Dengan skema sandar yang harus dilakukan terlebih dahulu di Ekas menurutnya terlalu merugikan, tamu banyak yang komplain dan ogah untuk berwisata kembali.
“Karena tamu kita ini kan berwisata dia juga punya waktu yang memang dipertimbangkan, kalau harus sandar, trus oper peralatan selancar dengan pindah kapal, kemudian baliknya juga seperti itu, banyak tamu kita yang merasa keberatan,” pungkasnya.
Baca juga: Dispar Lombok Tengah dan Lombok Timur Sepakati Sejumlah Solusi Terkait Teluk Ekas
Di tempat terpisah, Kepala Dinas Pariwisata Lombok Timur, Widayat mengatakan, pihaknya tegas dalam menegakkan aturan yang telah disepakati bersama.
Terlebih aturan yang telah ditetapkan merupakan bentuk persetujuan bukan hanya saja dari pelaku wisata yang berada di Ekas, namun juga di Lombok Tengah.
“Untuk di Lombok Timur kita akan tegas dengan aturan, dan ini sudah ada awik-awik yang kita buat,” kata Widayat.
Dia juga membenarkan adanya pencegatan yang dilakukan oleh sejumlah oleh Satpol PP dan TNI.
“Di sana kita libatkan semua, Polairud, Satpol PP, TNI, hingga kepolisian,” tegasnya.
Widayat menegaskan, semua pihak khususnya pelaku wisata yang di Awang harus mengikuti aturan.
“Semua harus taat pada aturan, jika tidak silahkan jangan berwisata ke Lombok Timur,” tandasnya.
Sebelumnya pelaku wisata lokal di Ekas, Ruth Seran atau yang akrab disapa Noy, memberikan penjelasan panjang terkait perselisihan pelaku wisata Ekas dan Awang.
Menurut Noy, keluhan utama datang dari masyarakat lokal yang merasa termarginalkan. Banyak tamu datang ke Teluk Ekas melalui jalur distribusi dari luar daerah, namun tidak memberi kontribusi ekonomi bagi warga terdekat, termasuk pemandu lokal dan pemilik warung.
“Yang jadi keluhan itu bukan saja dari kami pelaku wisata, tapi para warga lokal tidak mendapatkan kesempatan pendapatan dari Ombak Emas ini. Kami justru mendukung langkah bapak, jangan hanya dipandang emosional karena di-foto sedang angkat jangkar,” tambahnya.
Noy mengungkapkan bahwa sekitar 95 persen pendapatan pariwisata di Ekas bersumber dari aktivitas surfing. Namun para pelaku lokal, termasuk pemuda dan UMKM, kutang medapatkan peluang ekonomi dari wilayahny yang dekat dengan Ombak itu.

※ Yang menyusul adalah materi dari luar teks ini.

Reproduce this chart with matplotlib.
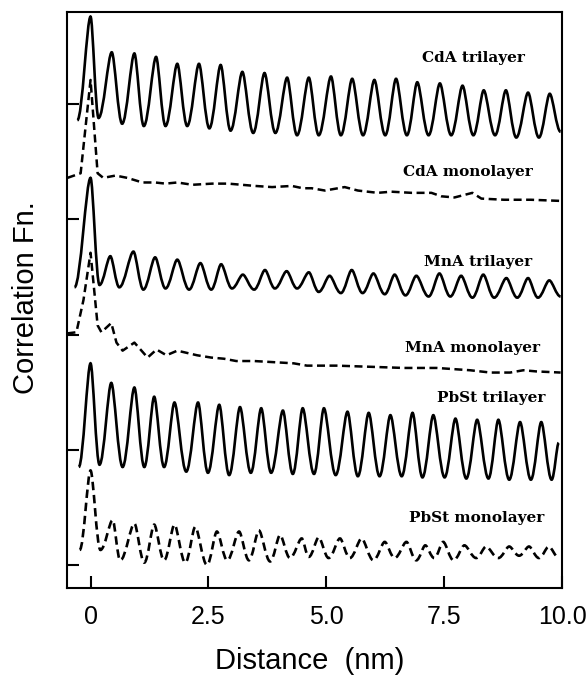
import matplotlib
matplotlib.use("Agg")
import matplotlib.pyplot as plt
from matplotlib.path import Path
from matplotlib.patches import PathPatch

# --- Data (distance in nm, offset correlation) ---
CDA_TRI_X = [-0.28, 0.00, 0.17, 0.45, 0.67, 0.93, 1.13, 1.39, 1.59, 1.84, 2.05, 2.30, 2.52, 2.76,
             2.97, 3.22, 3.45, 3.69, 3.92, 4.17, 4.38, 4.63, 4.84, 5.10, 5.31, 5.55, 5.78, 6.02,
             6.25, 6.48, 6.71, 6.93, 7.17, 7.41, 7.65, 7.89, 8.12, 8.34, 8.58, 8.81, 9.03, 9.28,
             9.51, 9.74, 9.97]
CDA_TRI_Y = [3.86, 4.76, 3.88, 4.45, 3.83, 4.44, 3.81, 4.41, 3.81, 4.35, 3.81, 4.35, 3.79, 4.34,
             3.77, 4.28, 3.75, 4.27, 3.75, 4.23, 3.73, 4.23, 3.73, 4.24, 3.73, 4.22, 3.73, 4.21,
             3.73, 4.22, 3.73, 4.19, 3.73, 4.18, 3.73, 4.16, 3.73, 4.12, 3.73, 4.12, 3.71, 4.10,
             3.71, 4.09, 3.76]

CDA_MONO_X = [-0.49, -0.21, 0.00, 0.15, 0.27, 0.53, 0.78, 1.10, 1.37, 1.59, 1.84, 2.16, 2.58,
              2.92, 3.49, 3.85, 4.27, 4.50, 4.69, 4.97, 5.39, 5.67, 6.09, 6.38, 6.81, 7.23, 7.44,
              7.72, 8.10, 8.29, 8.77, 9.34, 9.97]
CDA_MONO_Y = [3.36, 3.40, 4.21, 3.40, 3.36, 3.38, 3.36, 3.32, 3.32, 3.31, 3.32, 3.30, 3.31,
              3.31, 3.29, 3.28, 3.29, 3.27, 3.27, 3.25, 3.28, 3.25, 3.23, 3.24, 3.23, 3.23, 3.20,
              3.19, 3.23, 3.18, 3.17, 3.17, 3.16]

MNA_TRI_X = [-0.34, 0.00, 0.19, 0.42, 0.61, 0.91, 1.12, 1.37, 1.59, 1.84, 2.09, 2.33, 2.56, 2.77,
             3.00, 3.23, 3.47, 3.70, 3.91, 4.16, 4.38, 4.63, 4.84, 5.07, 5.31, 5.54, 5.77, 6.00,
             6.24, 6.45, 6.68, 6.91, 7.17, 7.40, 7.63, 7.86, 8.10, 8.33, 8.56, 8.82, 9.05, 9.28,
             9.49, 9.73, 9.97]
MNA_TRI_Y = [2.41, 3.36, 2.43, 2.68, 2.41, 2.72, 2.39, 2.67, 2.40, 2.65, 2.39, 2.62, 2.39, 2.61,
             2.40, 2.52, 2.39, 2.56, 2.40, 2.55, 2.40, 2.54, 2.37, 2.51, 2.36, 2.56, 2.36, 2.53,
             2.35, 2.52, 2.34, 2.51, 2.33, 2.53, 2.33, 2.51, 2.32, 2.52, 2.32, 2.49, 2.32, 2.49,
             2.32, 2.47, 2.33]

MNA_MONO_X = [-0.49, -0.30, -0.15, 0.00, 0.15, 0.23, 0.44, 0.55, 0.68, 0.93, 1.21, 1.40, 1.61,
              1.84, 2.05, 2.26, 2.56, 2.83, 3.09, 3.47, 3.89, 4.31, 4.59, 5.22, 5.94, 6.64, 7.34,
              8.05, 8.48, 8.90, 9.18, 9.45, 9.97]
MNA_MONO_Y = [2.01, 2.02, 2.30, 2.71, 2.08, 2.02, 2.10, 1.93, 1.86, 1.93, 1.80, 1.87, 1.82,
              1.86, 1.84, 1.82, 1.80, 1.79, 1.77, 1.77, 1.76, 1.75, 1.73, 1.73, 1.72, 1.71, 1.71,
              1.69, 1.67, 1.67, 1.69, 1.68, 1.67]

PBST_TRI_X = [-0.25, 0.00, 0.19, 0.44, 0.68, 0.93, 1.14, 1.35, 1.56, 1.78, 2.03, 2.28, 2.49, 2.73,
              2.94, 3.17, 3.40, 3.62, 3.83, 4.08, 4.29, 4.50, 4.74, 4.95, 5.20, 5.45, 5.67, 5.90,
              6.13, 6.36, 6.60, 6.83, 7.04, 7.27, 7.51, 7.74, 7.97, 8.20, 8.44, 8.65, 8.88, 9.11,
              9.34, 9.56, 9.78, 9.93]
PBST_TRI_Y = [0.85, 1.75, 0.87, 1.58, 0.85, 1.54, 0.85, 1.46, 0.85, 1.41, 0.81, 1.41, 0.80, 1.39,
              0.78, 1.37, 0.80, 1.36, 0.80, 1.34, 0.79, 1.36, 0.79, 1.36, 0.78, 1.33, 0.77, 1.32,
              0.77, 1.30, 0.77, 1.32, 0.76, 1.30, 0.76, 1.27, 0.75, 1.26, 0.75, 1.26, 0.74, 1.24,
              0.74, 1.24, 0.74, 1.06]

PBST_MONO_X = [-0.23, 0.00, 0.21, 0.47, 0.63, 0.93, 1.14, 1.35, 1.56, 1.78, 2.01, 2.22, 2.47,
               2.68, 2.90, 3.15, 3.36, 3.57, 3.81, 4.02, 4.23, 4.48, 4.63, 4.84, 5.05, 5.29, 5.50,
               5.75, 6.00, 6.24, 6.45, 6.70, 6.91, 7.10, 7.29, 7.48, 7.70, 7.93, 8.18, 8.39, 8.65,
               8.88, 9.09, 9.30, 9.51, 9.72, 9.94]
PBST_MONO_Y = [0.13, 0.82, 0.13, 0.39, 0.04, 0.36, 0.02, 0.35, 0.04, 0.35, 0.02, 0.33, 0.00,
               0.29, 0.04, 0.29, 0.04, 0.30, 0.03, 0.26, 0.06, 0.23, 0.07, 0.24, 0.06, 0.23, 0.06,
               0.23, 0.04, 0.20, 0.06, 0.20, 0.04, 0.17, 0.06, 0.20, 0.04, 0.17, 0.06, 0.16, 0.06,
               0.16, 0.08, 0.16, 0.06, 0.16, 0.06]

LABELS = ["CdA trilayer", "CdA monolayer", "MnA trilayer",
          "MnA monolayer", "PbSt trilayer", "PbSt monolayer"]
LABEL_X = [8.13, 8.01, 8.22, 8.11, 8.49, 8.18]
LABEL_Y = [4.40, 3.41, 2.63, 1.88, 1.45, 0.41]

X_TICKS = [0, 2.5, 5.0, 7.5, 10.0]
X_TICK_LABELS = ["0", "2.5", "5.0", "7.5", "10.0"]
Y_TICKS = [0, 1, 2, 3, 4]

SANS = ["Liberation Sans", "DejaVu Sans"]
DASH = (0, (3.2, 1.8))


def wave(ax, xs, ys, ls="-"):
    """Smooth curve through the extrema: cubic segments, flat at each turning point."""
    verts = [(xs[0], ys[0])]
    codes = [Path.MOVETO]
    for i in range(1, len(xs)):
        x0, y0, x1, y1 = xs[i - 1], ys[i - 1], xs[i], ys[i]
        dx = x1 - x0
        # peaks a little sharper than troughs
        k0 = 0.28 if y0 > y1 else 0.38
        k1 = 0.28 if y1 > y0 else 0.38
        verts += [(x0 + k0 * dx, y0), (x1 - k1 * dx, y1), (x1, y1)]
        codes += [Path.CURVE4] * 3
    patch = PathPatch(Path(verts, codes), fill=False, edgecolor="black",
                      linewidth=1.9, linestyle=ls, capstyle="butt")
    ax.add_patch(patch)


fig = plt.figure(figsize=(5.88, 6.77), dpi=100)
ax = fig.add_axes([0.1139, 0.1315, 0.8419, 0.8508])

wave(ax, CDA_TRI_X, CDA_TRI_Y)
ax.plot(CDA_MONO_X, CDA_MONO_Y, color="black", lw=1.8, linestyle=DASH)
wave(ax, MNA_TRI_X, MNA_TRI_Y)
ax.plot(MNA_MONO_X, MNA_MONO_Y, color="black", lw=1.8, linestyle=DASH)
wave(ax, PBST_TRI_X, PBST_TRI_Y)
wave(ax, PBST_MONO_X, PBST_MONO_Y, ls=DASH)

for lab, lx, ly in zip(LABELS, LABEL_X, LABEL_Y):
    ax.text(lx, ly, lab, ha="center", va="center", fontsize=11,
            family="DejaVu Serif", fontweight="bold")

ax.set_xlim(-0.5, 10.0)
ax.set_ylim(-0.2, 4.8)
ax.set_xticks(X_TICKS)
ax.set_xticklabels(X_TICK_LABELS, family=SANS, fontsize=18)
ax.set_yticks(Y_TICKS)
ax.set_yticklabels([])
ax.tick_params(direction="in", length=8.5, width=1.5, pad=12,
               top=False, right=False)
for sp in ax.spines.values():
    sp.set_linewidth(1.5)

fig.text(0.527, 8 / 677, "Distance  (nm)", ha="center", va="baseline",
         fontsize=21, family=SANS)
fig.text(0.044, 0.561, "Correlation Fn.", ha="center", va="center",
         rotation=90, fontsize=21, family=SANS)

fig.savefig("out.png", dpi=100)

“Teman-teman dari Awang (Lombok Tengah) datang bawa tamu, pelatih, bahkan bekal makanan sendiri. Sudah sampai di lokasi surfing, kami yang di wilayah terdekat malah gak dapat apa-apa. Wajar bapak kecewa melihat keluhan pelaku wisata lokal,” katanya.
Selain persoalan ekonomi, Noy juga menyoroti aspek keselamatan. Ia menyebut bahwa ia kerap mendapati pelatih dari luar tidak mengikuti standar internasional dalam pelatihan surfing, seperti tidak menggunakan leash (tali pengaman papan selancar).
“Itu fungsinya biar kalau jatuh, papan gak kelempar ke orang lain. Ini SOP internasional, walau nggak tertulis. Tapi sering diabaikan dan menimbulkan kecelakaan,” ujarnya.
Noy juga menambahkan bahwa sering terjadi tabrakan antara peselancar pemula dan tingkat menengah, karena jumlah tamu dalam satu kapal bisa mencapai 15-20 orang, sementara mayoritas masih awam.
“Yang nginep di Ekas itu yang selalu ngalah. Tapi kita gak pernah melarang orang untuk main di ombak. Kita cuma ingin ada kontribusi dan saling berbagi rezeki dengan damai,” tegasnya.